▶ **WHAT YOU ARE ASKED TO DO**
Extract everything from the first line through the line with "from matplotlib.ticker import MultipleLocator", both ends included, except for any pictures.

▶ **DATASET EXTRACT**
━━━━━━━━━━

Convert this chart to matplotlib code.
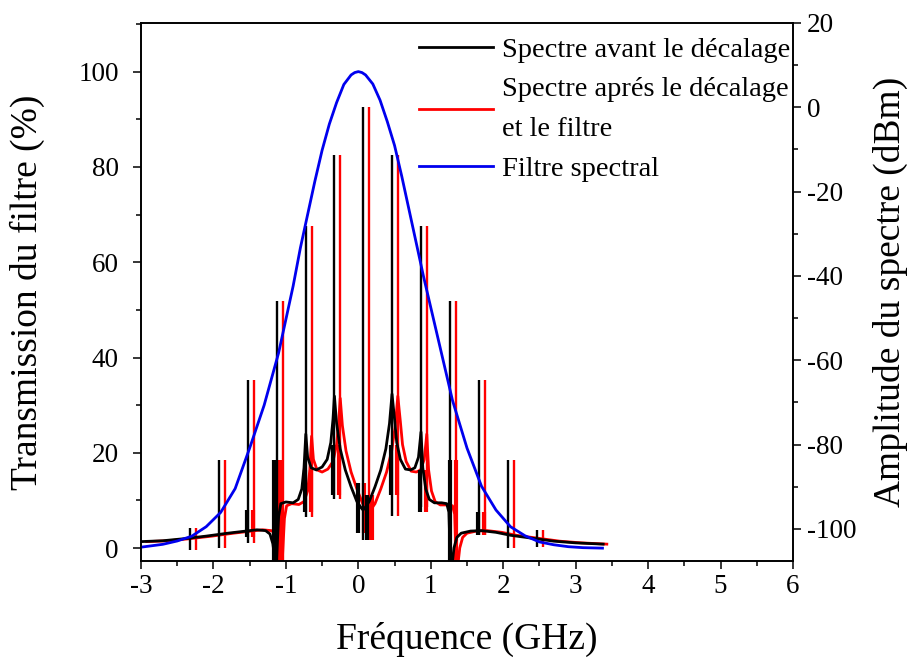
import matplotlib
matplotlib.use('Agg')
import matplotlib.pyplot as plt
from matplotlib import rcParams
from matplotlib.ticker import MultipleLocator

rcParams.update({'font.family': 'Liberation Serif'})
rcParams.update({'font.size': 19.5})
rcParams.update({'axes.linewidth': 1.2})
rcParams.update({'xtick.direction': 'out'})
rcParams.update({'ytick.direction': 'out'})
rcParams.update({'xtick.major.size': 6})
rcParams.update({'ytick.major.size': 6})
rcParams.update({'xtick.minor.size': 3.5})
rcParams.update({'ytick.minor.size': 3.5})
rcParams.update({'xtick.major.width': 1.1})
rcParams.update({'ytick.major.width': 1.1})
rcParams.update({'xtick.minor.width': 1.1})
rcParams.update({'ytick.minor.width': 1.1})
rcParams.update({'ytick.major.pad': 10})

# filtre spectral (%), axe de gauche
filtre_freq = [-3.0, -2.7, -2.5, -2.3, -2.1, -1.9, -1.7, -1.5, -1.3, -1.1, -0.9, -0.8, -0.7,
               -0.6, -0.5, -0.4, -0.3, -0.2, -0.1, -0.05, 0.0, 0.05, 0.1, 0.2, 0.3, 0.4, 0.5, 0.6,
               0.7, 0.8, 0.9, 1.1, 1.3, 1.5, 1.7, 1.9, 2.1, 2.3, 2.5, 2.7, 2.9, 3.1, 3.37]
filtre_trans = [0.2, 0.8, 1.5, 2.5, 4.5, 7.5, 12.5, 21, 30, 41, 55, 63, 70,
                77, 83.5, 89, 93.5, 97.3, 99.3, 99.8, 100, 99.8, 99.3, 97.4, 94, 89.5, 84.5, 78,
                71, 64, 57, 44, 31, 21, 13, 8, 4.5, 2.6, 1.3, 0.7, 0.3, 0.1, 0.0]

# spectre avant le decalage (dBm), axe de droite
avant_freq = [-3.00, -2.70, -2.40, -2.10, -1.80, -1.60, -1.40, -1.28, -1.22, -1.18,
              -1.15, -1.13, -1.10, -1.07, -1.00, -0.90, -0.83, -0.78, -0.75, -0.725,
              -0.70, -0.65, -0.58, -0.50, -0.43, -0.38, -0.35, -0.33, -0.30, -0.25,
              -0.18, -0.10, -0.02, 0.04, 0.065, 0.09, 0.15, 0.23, 0.31, 0.38,
              0.43, 0.465, 0.50, 0.53, 0.58, 0.65, 0.72, 0.78, 0.83, 0.865,
              0.89, 0.93, 0.98, 1.05, 1.15, 1.22, 1.25, 1.27, 1.30, 1.32,
              1.36, 1.42, 1.55, 1.70, 1.90, 2.10, 2.40, 2.70, 3.00, 3.38]
avant_dbm = [-103.0, -102.8, -102.3, -101.7, -101.0, -100.6, -100.2, -100.4, -101.2, -103.5,
             -107.6, -107.6, -97.0, -94.0, -93.6, -93.8, -93.0, -90.5, -85.5, -77.5,
             -83.0, -85.5, -86.0, -85.3, -83.5, -79.5, -74.0, -68.5, -75.0, -81.0,
             -86.0, -90.0, -93.5, -95.0, -95.5, -95.0, -93.5, -90.0, -86.0, -81.0,
             -75.0, -68.0, -74.0, -79.5, -83.5, -85.8, -86.0, -85.5, -83.0, -77.0,
             -85.5, -90.5, -93.0, -93.8, -93.8, -94.0, -96.0, -107.6, -107.6, -104.5,
             -102.0, -101.0, -100.5, -100.4, -100.8, -101.5, -102.2, -102.9, -103.3, -103.6]

# spectre apres le decalage et le filtre (dBm)
apres_freq = [-2.92, -2.62, -2.32, -2.02, -1.72, -1.52, -1.32, -1.20, -1.14, -1.10,
              -1.07, -1.05, -1.02, -0.99, -0.92, -0.82, -0.75, -0.70, -0.67, -0.645,
              -0.62, -0.57, -0.50, -0.42, -0.35, -0.30, -0.27, -0.25, -0.22, -0.17,
              -0.10, -0.02, 0.06, 0.12, 0.145, 0.17, 0.23, 0.31, 0.39, 0.46,
              0.51, 0.545, 0.58, 0.61, 0.66, 0.73, 0.80, 0.86, 0.91, 0.945,
              0.97, 1.01, 1.06, 1.13, 1.23, 1.30, 1.33, 1.35, 1.38, 1.40,
              1.44, 1.50, 1.63, 1.78, 1.98, 2.18, 2.48, 2.78, 3.08, 3.43]
apres_dbm = [-103.0, -102.8, -102.3, -101.7, -101.0, -100.6, -100.2, -100.4, -101.2, -103.5,
             -107.6, -107.6, -97.5, -94.5, -94.0, -94.2, -93.5, -91.0, -86.0, -78.0,
             -83.5, -86.0, -86.5, -85.8, -84.0, -80.0, -74.5, -69.0, -75.5, -81.5,
             -86.5, -90.5, -94.0, -95.5, -96.0, -95.5, -94.0, -90.5, -86.5, -81.5,
             -75.5, -68.5, -74.5, -80.0, -84.0, -86.3, -86.5, -86.0, -83.5, -77.5,
             -86.0, -91.0, -93.5, -94.3, -94.3, -94.5, -96.5, -107.6, -107.6, -104.5,
             -102.0, -101.0, -100.5, -100.4, -100.8, -101.5, -102.2, -102.9, -103.3, -103.6]

# raies du peigne
raie_avant_freq = [-2.32, -1.92, -1.52, -1.12, -0.725, -0.33, 0.065, 0.465, 0.865, 1.265, 1.665, 2.065, 2.465]
raie_apres_freq = [-2.24, -1.84, -1.44, -1.04, -0.645, -0.25, 0.145, 0.545, 0.945, 1.345, 1.745, 2.145, 2.545]
raie_haut = [-99.7, -83.6, -64.6, -46.0, -28.1, -11.2, 0.0, -11.3, -28.1, -46.0, -64.6, -83.6, -100.3]
raie_bas = [-104.9, -104.5, -103.3, -107.6, -97.1, -93.0, -102.6, -97.0, -94.7, -107.6, -101.4, -104.5, -104.2]

# paquets de raies secondaires (epais) pres de la base
paquet_avant_freq = [-1.54, -1.16, -0.74, -0.35, 0.0, 0.115, 0.45, 0.85, 1.26, 1.65]
paquet_apres_freq = [-1.46, -1.08, -0.66, -0.27, 0.08, 0.195, 0.53, 0.93, 1.35, 1.73]
paquet_haut = [-95.5, -83.6, -86.0, -80.0, -89.0, -92.0, -80.0, -86.0, -83.6, -96.0]
paquet_bas = [-101.9, -107.6, -96.0, -92.0, -100.9, -102.6, -92.0, -96.0, -107.6, -101.5]

freq_ticks = [-3, -2, -1, 0, 1, 2, 3, 4, 5, 6]
trans_ticks = [0, 20, 40, 60, 80, 100]
dbm_ticks = [-100, -80, -60, -40, -20, 0, 20]

fig = plt.figure(figsize=(9.1, 6.62), dpi=100)
ax = fig.add_axes([141 / 910, 1 - 561 / 662, (793 - 141) / 910, (561 - 23) / 662])
ax2 = ax.twinx()

ax2.plot(apres_freq, apres_dbm, color='#ff0000', linewidth=2.0)
ax2.vlines(raie_apres_freq, raie_bas, raie_haut, colors='#ff0000', linewidth=1.7)
ax2.vlines(paquet_apres_freq, paquet_bas, paquet_haut, colors='#ff0000', linewidth=3.0)
ax2.plot(avant_freq, avant_dbm, color='black', linewidth=2.0)
ax2.vlines(raie_avant_freq, raie_bas, raie_haut, colors='black', linewidth=1.7)
ax2.vlines(paquet_avant_freq, paquet_bas, paquet_haut, colors='black', linewidth=3.0)

l_bleu, = ax.plot(filtre_freq, filtre_trans, color='#0000ee', linewidth=2.0)

# le filtre par-dessus les spectres
ax.set_zorder(ax2.get_zorder() + 1)
ax.patch.set_visible(False)

ax.set_xlim(-3, 6)
ax.set_ylim(-2.7, 110.2)
ax2.set_ylim(-107.6, 20)

ax.set_xticks(freq_ticks)
ax.set_xticklabels([str(t) for t in freq_ticks])
ax.xaxis.set_minor_locator(MultipleLocator(0.5))
ax.set_yticks(trans_ticks)
ax.yaxis.set_minor_locator(MultipleLocator(10))
ax2.set_yticks(dbm_ticks)
ax2.set_yticklabels([str(t) for t in dbm_ticks])
ax2.yaxis.set_minor_locator(MultipleLocator(10))
ax.tick_params(which='both', top=False, right=False)
ax2.tick_params(which='both', top=False)
ax2.tick_params(axis='y', pad=4)

ax.set_xlabel('Fréquence (GHz)', fontsize=27, labelpad=16)
ax.set_ylabel('Transmission du filtre (%)', fontsize=27, labelpad=24)
ax2.set_ylabel('Amplitude du spectre (dBm)', fontsize=27, labelpad=12)

l_noir = plt.Line2D([], [], color='black', linewidth=2.0)
l_rouge = plt.Line2D([], [], color='#ff0000', linewidth=2.0)
leg = ax.legend([l_noir, l_rouge, l_bleu],
                ['Spectre avant le décalage', 'Spectre aprés le décalage\net le filtre', 'Filtre spectral'],
                loc='upper right', bbox_to_anchor=(1.017, 1.0), frameon=False, fontsize=20.5,
                handlelength=2.6, handletextpad=0.3, labelspacing=0.5, borderaxespad=0.1)
for t in leg.get_texts():
    t.set_linespacing(1.75)

fig.savefig('out.png', dpi=100)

━━━━━━━━━━

▶ **RESULT OF THIS EXERCISE**
Convert this chart to matplotlib code.
import matplotlib
matplotlib.use('Agg')
import matplotlib.pyplot as plt
from matplotlib import rcParams
from matplotlib.ticker import MultipleLocator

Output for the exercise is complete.